Título: O que está sendo ocultado?
Autor: Milton Temer
Fonte: Jornal do Brasil, 12/04/2005, Outras Opiniões, p. A11
Esperemos que de amanhã não passe. Que o Supremo Tribunal Federal não protele o veredicto sobre Henrique Meirelles, e com isso se recupere de decisões recentes, quando muitas dúvidas ficaram sobre os critérios ali prevalecentes - se os essencialmente jurídicos, ou se os de clara conotação política.
O fato de o Procurador Geral da República, Claudio Fonteles, ter acatado o processo investigativo do Ministério Público, que já ia avançado nas denúncias de sonegação fiscal e evasão de divisas contra o presidente do Banco Central, foi um salto qualitativo. A partir daí, e a despeito da decisão sobre a constitucionalidade da medida provisória que tentou blindá-lo, Meirelles não escapa do constrangimento. Só restaria a definição de instância, pois é inimaginável que algum magistrado peça vistas, para que mais uma obstrução sem prazo se inicie. Seria acintoso demais. Sendo a MP constitucional, o Supremo assume as investigações. Não sendo, baixa para juízo de primeira instância.
Mas como ressaltamos acima, por conta do retrospecto é preciso estar atento.

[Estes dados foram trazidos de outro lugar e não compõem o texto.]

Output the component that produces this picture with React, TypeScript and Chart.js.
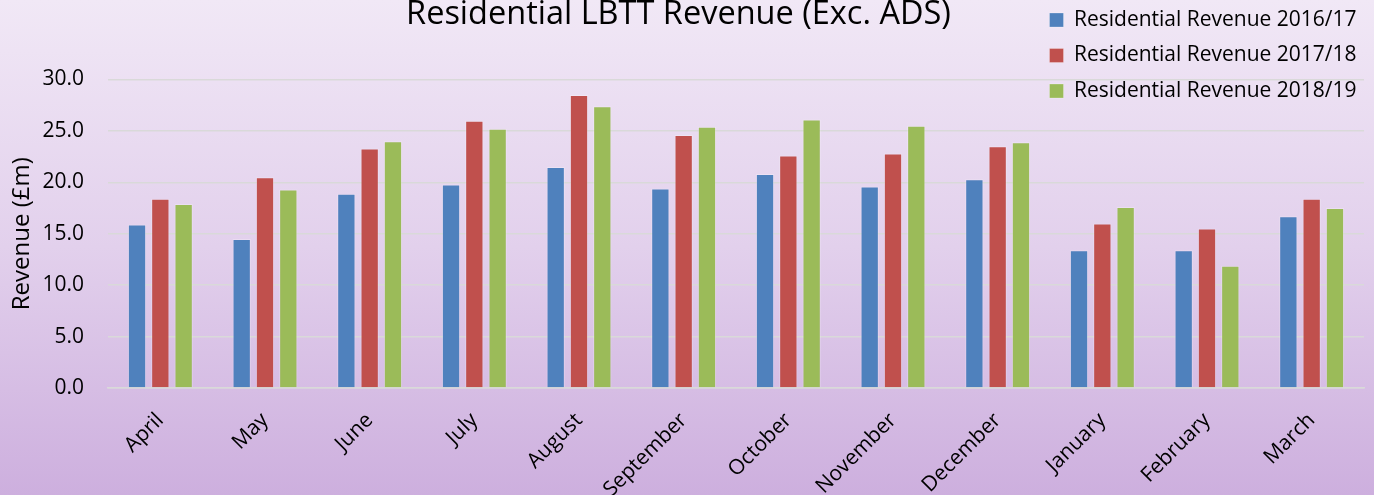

Na ação de inconstitucionalidade contra o leilão para licitação de áreas de exploração de petróleo por empresas multinacionais, voto muito bem fundamentado do ministro Marco Aurélio, com argumentação jurídica primorosa, em defesa dos interesses nacionais, já havia sido derrotado graças à manobra inicial do ministro Eros Grau. O mesmo Grau que, na cobrança dos aposentados, já havia contestado sua própria opinião anterior, documentada em texto amplamente divulgado, e votado pela constitucionalidade da matéria. Tudo sob aplausos do Executivo.
A sessão de amanhã no STF é, portanto, singular. Os indícios contra Henrique Meirelles são irrespondíveis, mas há a movimentação intensa, e preocupante, do Planalto, em sua defesa. A declaração pública, mais do advogado do que do ministro Marcio Thomaz Bastos, contra o parecer de Cláudio Fonteles - ''inconsistente'' - mostra que o governo vai jogar pesado. E deve ter suas razões não reveladas para isso. Como manter um ministro sob investigação criminal?
O cenário não pode deixar escapar a questão fundamental: a que compromissos estaria se submetendo o governo petista para chegar ao ponto de proteger, com todo o desgaste político daí conseqüente, a permanência, não só de Henrique Meirelles, como também, de Romero Jucá? Afinal, são dois nomes estranhos ao ninho doutrinário petista. Jucá é cria da ditadura e foi um dos mais histriônicos líderes do governo FHC. Meirelles renunciou a um mandato de deputado pelo PSDB de Goiás, cuja campanha foi assustadoramente exemplar quanto a abuso de poder econômico, para se tornar ''companheiro''- presidente do Banco Central. Ambos estão envolvidos em pendengas judiciais que não se imagina poderem ser levianas. Quando condestáveis não conseguem se impedir de chegar às barras dos tribunais, é porque algo de muito grave está ocorrendo.
Visando impor Meirelles em seu cargo, o presidente Lula já não havia hesitado em mobilizar seus chefes de fila, no PT, para expulsar a senadora Heloisa Helena, que se recusara a referendá-lo no Senado.
Visando manter Jucá, já acionou José Dirceu, que também é advogado, e fez declarações peremptórias no encontro de domingo, em que sua tendência partidária se definiu oficialmente pelo neoliberalismo. O denunciado por apresentar sete fazendas inexistentes na cobertura de um empréstimo não quitado de R$ 16 milhões, com banco oficial, ''apresentou ao governo, antes de ser indicado, a existência dessas questões''.
Ou seja, desde que avise com antecedência, estar em apuros por suspeita de meter a mão na cumbuca oficial não incapacita um político de se tornar ministro de governo petista. Pelo menos é o que se depreende da resposta seguinte do próprio José Dirceu, na mesma matéria do JB de domingo: ''O governo não pode demitir um ministro ou o presidente do BC a partir de uma denúncia''.
É verdade, dirá o senso comum, pelo menos enquanto ela for vazia. O que não corresponde ao caso de nenhum dos dois em pauta. Em ambas as situações, estamos diante de denúncias repletas de sinais comprometedores. Que, tratadas com arrogância, podem produzir seqüelas bem mais graves que as deixada pelo capítulo Waldomiro Diniz. Podem pôr a nu os acordos secretos.